Start

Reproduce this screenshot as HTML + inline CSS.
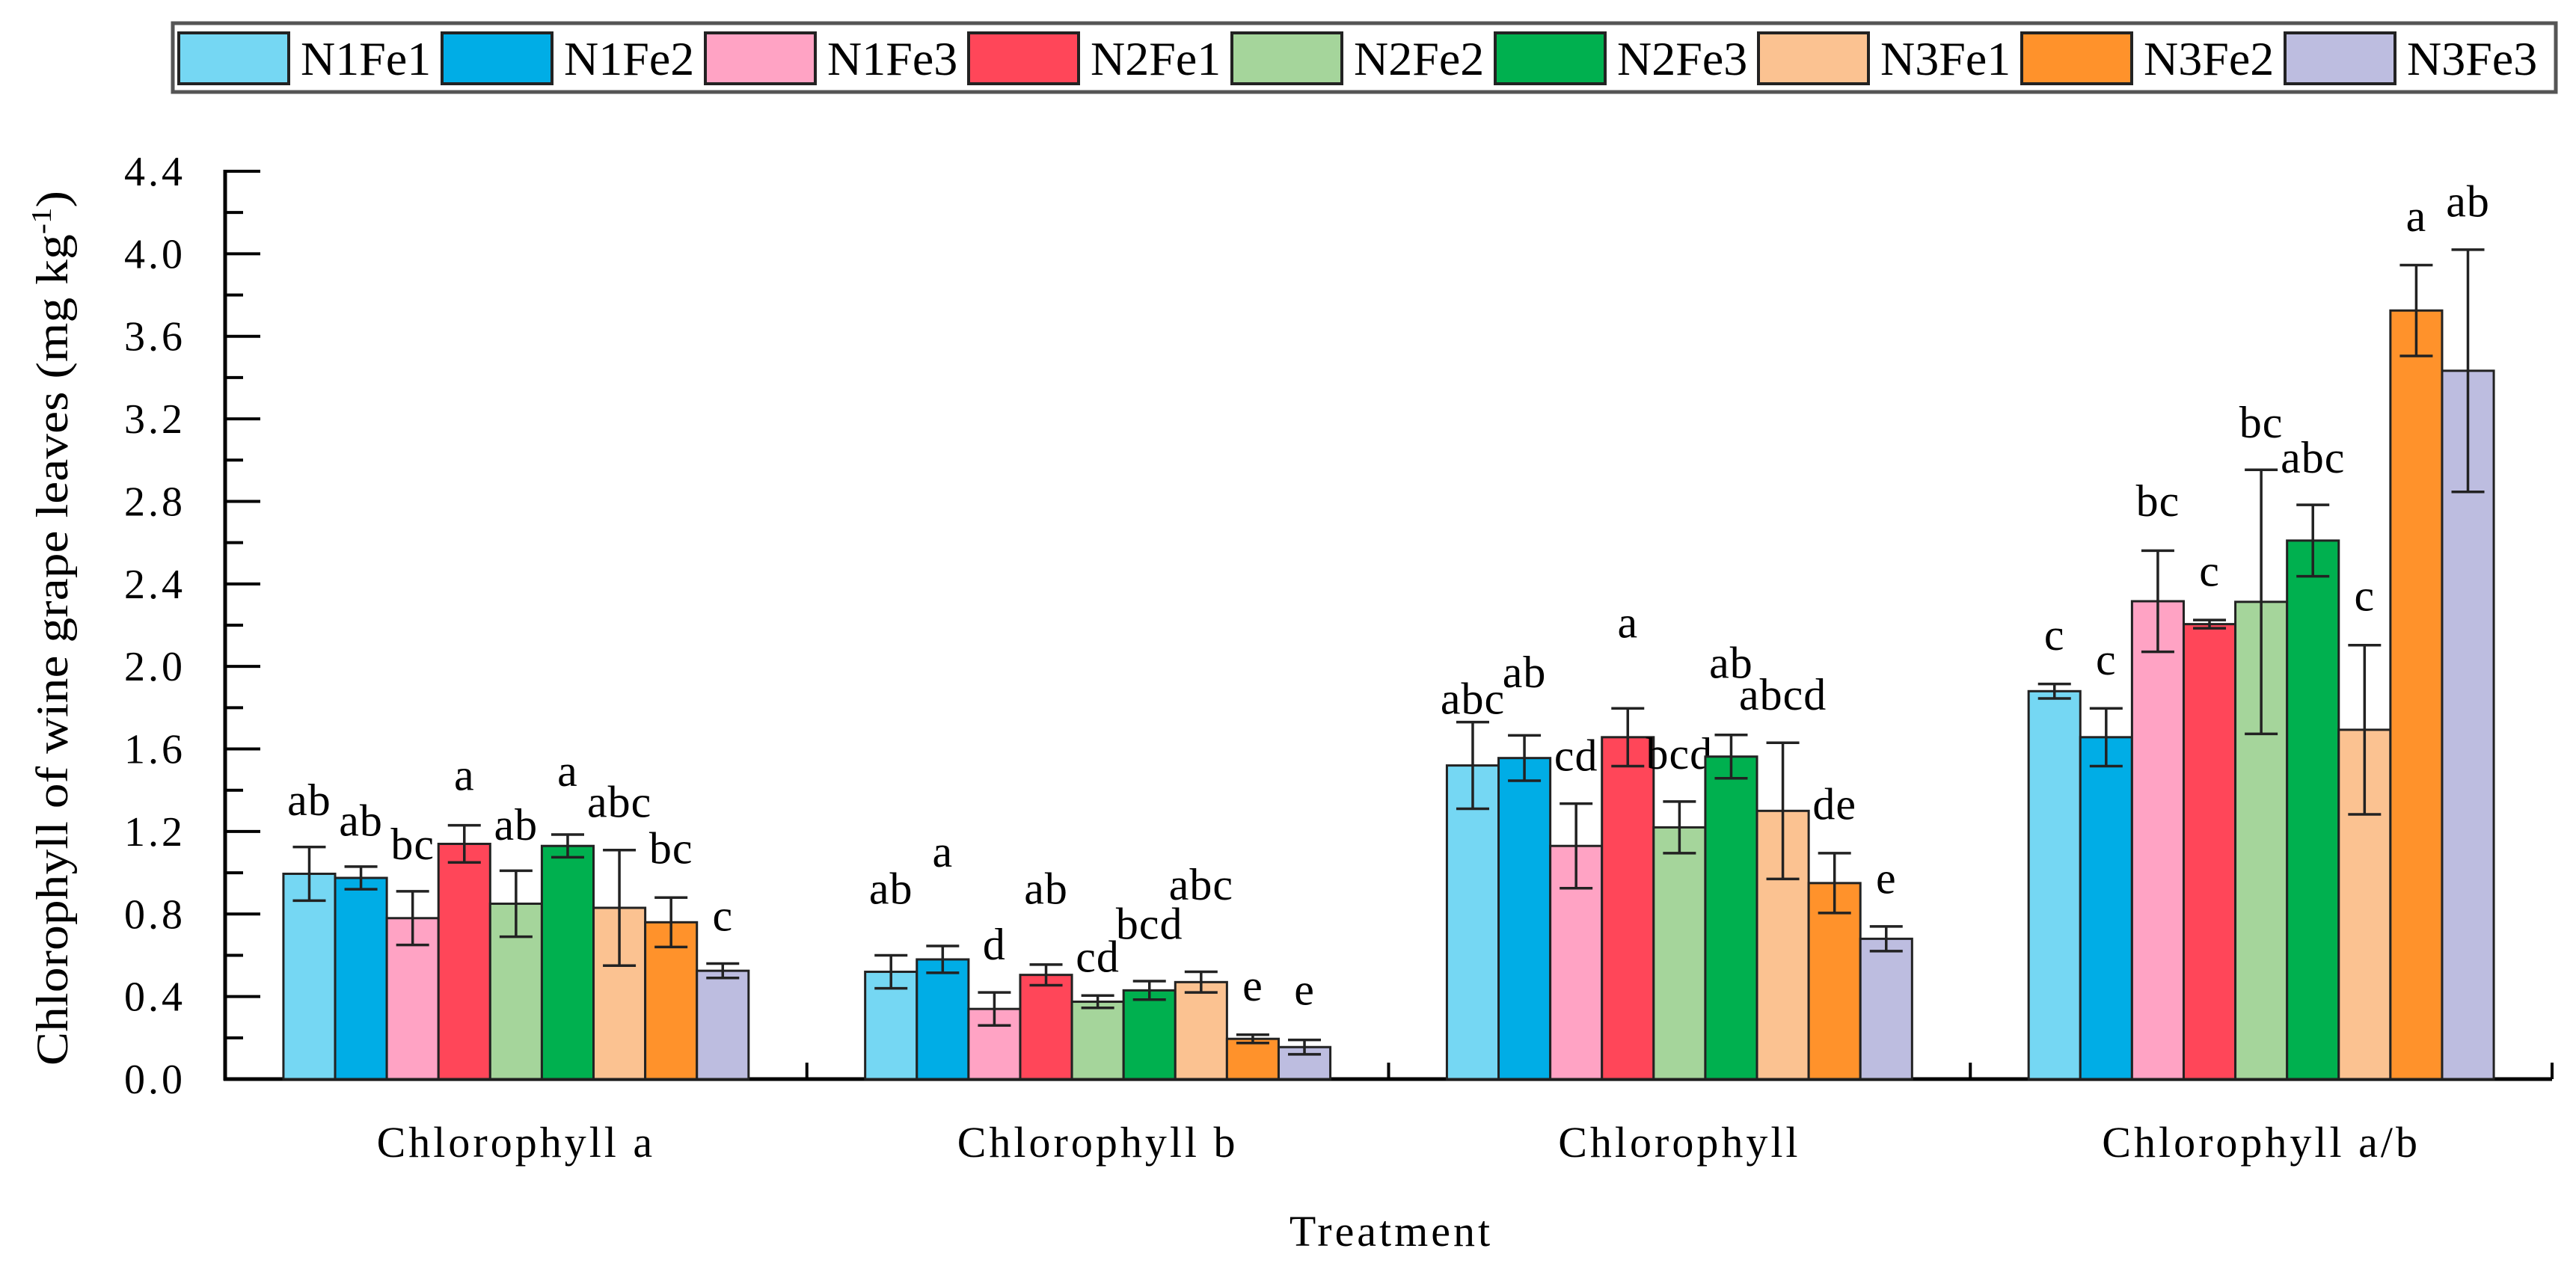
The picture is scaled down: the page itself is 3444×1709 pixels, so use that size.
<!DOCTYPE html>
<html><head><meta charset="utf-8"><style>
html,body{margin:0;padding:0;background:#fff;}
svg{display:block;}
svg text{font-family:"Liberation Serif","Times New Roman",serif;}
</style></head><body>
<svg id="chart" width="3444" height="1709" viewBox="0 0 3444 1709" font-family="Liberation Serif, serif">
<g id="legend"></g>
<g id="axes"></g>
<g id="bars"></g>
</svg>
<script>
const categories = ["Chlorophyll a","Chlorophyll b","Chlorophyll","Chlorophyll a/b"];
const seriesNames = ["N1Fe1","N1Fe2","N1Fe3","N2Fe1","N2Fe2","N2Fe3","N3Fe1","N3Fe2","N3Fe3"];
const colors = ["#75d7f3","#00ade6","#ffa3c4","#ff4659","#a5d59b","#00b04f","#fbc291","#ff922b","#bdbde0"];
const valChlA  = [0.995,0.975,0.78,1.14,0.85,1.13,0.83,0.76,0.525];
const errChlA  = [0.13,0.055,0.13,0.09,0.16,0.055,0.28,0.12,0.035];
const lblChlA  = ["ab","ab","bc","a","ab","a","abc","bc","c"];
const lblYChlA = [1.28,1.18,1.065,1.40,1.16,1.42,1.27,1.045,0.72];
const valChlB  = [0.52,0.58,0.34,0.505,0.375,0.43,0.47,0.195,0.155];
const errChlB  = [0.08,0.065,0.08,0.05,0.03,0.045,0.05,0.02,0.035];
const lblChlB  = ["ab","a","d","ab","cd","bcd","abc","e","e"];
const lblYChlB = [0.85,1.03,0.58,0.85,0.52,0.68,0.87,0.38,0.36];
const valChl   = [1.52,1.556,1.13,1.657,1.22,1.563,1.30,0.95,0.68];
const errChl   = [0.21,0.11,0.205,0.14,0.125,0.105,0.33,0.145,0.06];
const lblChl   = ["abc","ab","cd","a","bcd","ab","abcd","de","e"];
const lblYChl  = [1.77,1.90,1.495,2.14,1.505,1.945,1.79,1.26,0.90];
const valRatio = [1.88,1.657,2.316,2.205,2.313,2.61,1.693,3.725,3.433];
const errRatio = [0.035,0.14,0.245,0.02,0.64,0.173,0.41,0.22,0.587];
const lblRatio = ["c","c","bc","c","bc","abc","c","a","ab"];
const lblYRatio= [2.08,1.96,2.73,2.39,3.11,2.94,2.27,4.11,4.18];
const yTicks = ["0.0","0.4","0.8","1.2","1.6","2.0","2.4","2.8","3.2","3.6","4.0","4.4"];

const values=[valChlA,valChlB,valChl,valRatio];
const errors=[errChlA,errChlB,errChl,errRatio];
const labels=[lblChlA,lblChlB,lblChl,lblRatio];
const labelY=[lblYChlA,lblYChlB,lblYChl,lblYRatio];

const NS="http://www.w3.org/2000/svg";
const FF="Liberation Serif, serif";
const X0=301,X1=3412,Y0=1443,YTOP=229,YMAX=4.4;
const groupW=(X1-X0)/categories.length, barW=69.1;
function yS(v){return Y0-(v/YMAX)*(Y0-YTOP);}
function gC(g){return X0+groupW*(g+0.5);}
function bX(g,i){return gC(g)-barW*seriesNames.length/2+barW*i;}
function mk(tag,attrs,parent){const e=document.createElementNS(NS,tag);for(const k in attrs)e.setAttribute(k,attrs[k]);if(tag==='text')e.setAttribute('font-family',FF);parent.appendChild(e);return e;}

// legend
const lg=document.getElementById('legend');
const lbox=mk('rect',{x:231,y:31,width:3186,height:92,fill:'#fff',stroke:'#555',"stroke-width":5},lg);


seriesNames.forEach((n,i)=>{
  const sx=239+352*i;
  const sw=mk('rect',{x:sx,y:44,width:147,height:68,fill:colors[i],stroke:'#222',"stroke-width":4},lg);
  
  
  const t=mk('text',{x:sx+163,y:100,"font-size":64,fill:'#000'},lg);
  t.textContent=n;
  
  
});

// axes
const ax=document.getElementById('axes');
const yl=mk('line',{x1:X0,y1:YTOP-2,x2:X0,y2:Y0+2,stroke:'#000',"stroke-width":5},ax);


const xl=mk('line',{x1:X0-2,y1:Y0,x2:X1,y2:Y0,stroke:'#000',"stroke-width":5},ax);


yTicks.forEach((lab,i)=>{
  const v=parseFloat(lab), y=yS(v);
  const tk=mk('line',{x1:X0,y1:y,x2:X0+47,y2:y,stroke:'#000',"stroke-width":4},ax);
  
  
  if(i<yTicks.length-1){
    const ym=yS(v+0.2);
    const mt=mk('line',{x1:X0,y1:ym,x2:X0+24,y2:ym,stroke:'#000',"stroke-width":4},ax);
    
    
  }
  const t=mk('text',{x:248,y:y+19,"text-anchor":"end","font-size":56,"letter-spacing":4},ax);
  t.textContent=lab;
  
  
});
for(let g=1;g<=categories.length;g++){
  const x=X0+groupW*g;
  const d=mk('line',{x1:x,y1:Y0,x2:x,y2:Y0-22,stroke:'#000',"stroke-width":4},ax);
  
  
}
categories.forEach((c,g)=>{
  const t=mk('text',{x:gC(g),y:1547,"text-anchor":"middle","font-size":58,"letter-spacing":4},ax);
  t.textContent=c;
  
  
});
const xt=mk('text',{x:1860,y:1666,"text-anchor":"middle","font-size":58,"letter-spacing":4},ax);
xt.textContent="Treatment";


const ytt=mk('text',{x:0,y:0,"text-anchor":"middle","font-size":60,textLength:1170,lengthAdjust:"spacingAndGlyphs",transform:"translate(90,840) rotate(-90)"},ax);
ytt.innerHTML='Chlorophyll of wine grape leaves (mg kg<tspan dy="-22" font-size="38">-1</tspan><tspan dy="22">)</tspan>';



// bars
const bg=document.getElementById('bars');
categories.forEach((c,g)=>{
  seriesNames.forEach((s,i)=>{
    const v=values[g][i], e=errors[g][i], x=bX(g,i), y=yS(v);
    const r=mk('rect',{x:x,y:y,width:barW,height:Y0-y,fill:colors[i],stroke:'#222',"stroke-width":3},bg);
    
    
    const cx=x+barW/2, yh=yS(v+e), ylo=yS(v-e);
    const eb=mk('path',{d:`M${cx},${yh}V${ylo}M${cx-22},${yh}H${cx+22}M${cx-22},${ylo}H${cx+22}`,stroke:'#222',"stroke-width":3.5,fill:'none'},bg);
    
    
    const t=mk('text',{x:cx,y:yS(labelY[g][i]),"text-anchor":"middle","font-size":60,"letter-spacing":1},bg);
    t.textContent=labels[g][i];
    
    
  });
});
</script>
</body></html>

End

:: Challenge ::
From the data above, write out everything exactly except the pictures.

:: Written response ::
Reproduce this screenshot as HTML + inline CSS.
The picture is scaled down: the page itself is 3444×1709 pixels, so use that size.
<!DOCTYPE html>
<html><head><meta charset="utf-8"><style>
html,body{margin:0;padding:0;background:#fff;}
svg{display:block;}
svg text{font-family:"Liberation Serif","Times New Roman",serif;}
</style></head><body>
<svg id="chart" width="3444" height="1709" viewBox="0 0 3444 1709" font-family="Liberation Serif, serif">
<g id="legend"></g>
<g id="axes"></g>
<g id="bars"></g>
</svg>
<script>
const categories = ["Chlorophyll a","Chlorophyll b","Chlorophyll","Chlorophyll a/b"];
const seriesNames = ["N1Fe1","N1Fe2","N1Fe3","N2Fe1","N2Fe2","N2Fe3","N3Fe1","N3Fe2","N3Fe3"];
const colors = ["#75d7f3","#00ade6","#ffa3c4","#ff4659","#a5d59b","#00b04f","#fbc291","#ff922b","#bdbde0"];
const valChlA  = [0.995,0.975,0.78,1.14,0.85,1.13,0.83,0.76,0.525];
const errChlA  = [0.13,0.055,0.13,0.09,0.16,0.055,0.28,0.12,0.035];
const lblChlA  = ["ab","ab","bc","a","ab","a","abc","bc","c"];
const lblYChlA = [1.28,1.18,1.065,1.40,1.16,1.42,1.27,1.045,0.72];
const valChlB  = [0.52,0.58,0.34,0.505,0.375,0.43,0.47,0.195,0.155];
const errChlB  = [0.08,0.065,0.08,0.05,0.03,0.045,0.05,0.02,0.035];
const lblChlB  = ["ab","a","d","ab","cd","bcd","abc","e","e"];
const lblYChlB = [0.85,1.03,0.58,0.85,0.52,0.68,0.87,0.38,0.36];
const valChl   = [1.52,1.556,1.13,1.657,1.22,1.563,1.30,0.95,0.68];
const errChl   = [0.21,0.11,0.205,0.14,0.125,0.105,0.33,0.145,0.06];
const lblChl   = ["abc","ab","cd","a","bcd","ab","abcd","de","e"];
const lblYChl  = [1.77,1.90,1.495,2.14,1.505,1.945,1.79,1.26,0.90];
const valRatio = [1.88,1.657,2.316,2.205,2.313,2.61,1.693,3.725,3.433];
const errRatio = [0.035,0.14,0.245,0.02,0.64,0.173,0.41,0.22,0.587];
const lblRatio = ["c","c","bc","c","bc","abc","c","a","ab"];
const lblYRatio= [2.08,1.96,2.73,2.39,3.11,2.94,2.27,4.11,4.18];
const yTicks = ["0.0","0.4","0.8","1.2","1.6","2.0","2.4","2.8","3.2","3.6","4.0","4.4"];

const values=[valChlA,valChlB,valChl,valRatio];
const errors=[errChlA,errChlB,errChl,errRatio];
const labels=[lblChlA,lblChlB,lblChl,lblRatio];
const labelY=[lblYChlA,lblYChlB,lblYChl,lblYRatio];

const NS="http://www.w3.org/2000/svg";
const FF="Liberation Serif, serif";
const X0=301,X1=3412,Y0=1443,YTOP=229,YMAX=4.4;
const groupW=(X1-X0)/categories.length, barW=69.1;
function yS(v){return Y0-(v/YMAX)*(Y0-YTOP);}
function gC(g){return X0+groupW*(g+0.5);}
function bX(g,i){return gC(g)-barW*seriesNames.length/2+barW*i;}
function mk(tag,attrs,parent){const e=document.createElementNS(NS,tag);for(const k in attrs)e.setAttribute(k,attrs[k]);if(tag==='text')e.setAttribute('font-family',FF);parent.appendChild(e);return e;}

// legend
const lg=document.getElementById('legend');
const lbox=mk('rect',{x:231,y:31,width:3186,height:92,fill:'#fff',stroke:'#555',"stroke-width":5},lg);


seriesNames.forEach((n,i)=>{
  const sx=239+352*i;
  const sw=mk('rect',{x:sx,y:44,width:147,height:68,fill:colors[i],stroke:'#222',"stroke-width":4},lg);
  
  
  const t=mk('text',{x:sx+163,y:100,"font-size":64,fill:'#000'},lg);
  t.textContent=n;
  
  
});

// axes
const ax=document.getElementById('axes');
const yl=mk('line',{x1:X0,y1:YTOP-2,x2:X0,y2:Y0+2,stroke:'#000',"stroke-width":5},ax);


const xl=mk('line',{x1:X0-2,y1:Y0,x2:X1,y2:Y0,stroke:'#000',"stroke-width":5},ax);


yTicks.forEach((lab,i)=>{
  const v=parseFloat(lab), y=yS(v);
  const tk=mk('line',{x1:X0,y1:y,x2:X0+47,y2:y,stroke:'#000',"stroke-width":4},ax);
  
  
  if(i<yTicks.length-1){
    const ym=yS(v+0.2);
    const mt=mk('line',{x1:X0,y1:ym,x2:X0+24,y2:ym,stroke:'#000',"stroke-width":4},ax);
    
    
  }
  const t=mk('text',{x:248,y:y+19,"text-anchor":"end","font-size":56,"letter-spacing":4},ax);
  t.textContent=lab;
  
  
});
for(let g=1;g<=categories.length;g++){
  const x=X0+groupW*g;
  const d=mk('line',{x1:x,y1:Y0,x2:x,y2:Y0-22,stroke:'#000',"stroke-width":4},ax);
  
  
}
categories.forEach((c,g)=>{
  const t=mk('text',{x:gC(g),y:1547,"text-anchor":"middle","font-size":58,"letter-spacing":4},ax);
  t.textContent=c;
  
  
});
const xt=mk('text',{x:1860,y:1666,"text-anchor":"middle","font-size":58,"letter-spacing":4},ax);
xt.textContent="Treatment";


const ytt=mk('text',{x:0,y:0,"text-anchor":"middle","font-size":60,textLength:1170,lengthAdjust:"spacingAndGlyphs",transform:"translate(90,840) rotate(-90)"},ax);
ytt.innerHTML='Chlorophyll of wine grape leaves (mg kg<tspan dy="-22" font-size="38">-1</tspan><tspan dy="22">)</tspan>';



// bars
const bg=document.getElementById('bars');
categories.forEach((c,g)=>{
  seriesNames.forEach((s,i)=>{
    const v=values[g][i], e=errors[g][i], x=bX(g,i), y=yS(v);
    const r=mk('rect',{x:x,y:y,width:barW,height:Y0-y,fill:colors[i],stroke:'#222',"stroke-width":3},bg);
    
    
    const cx=x+barW/2, yh=yS(v+e), ylo=yS(v-e);
    const eb=mk('path',{d:`M${cx},${yh}V${ylo}M${cx-22},${yh}H${cx+22}M${cx-22},${ylo}H${cx+22}`,stroke:'#222',"stroke-width":3.5,fill:'none'},bg);
    
    
    const t=mk('text',{x:cx,y:yS(labelY[g][i]),"text-anchor":"middle","font-size":60,"letter-spacing":1},bg);
    t.textContent=labels[g][i];
    
    
  });
});
</script>
</body></html>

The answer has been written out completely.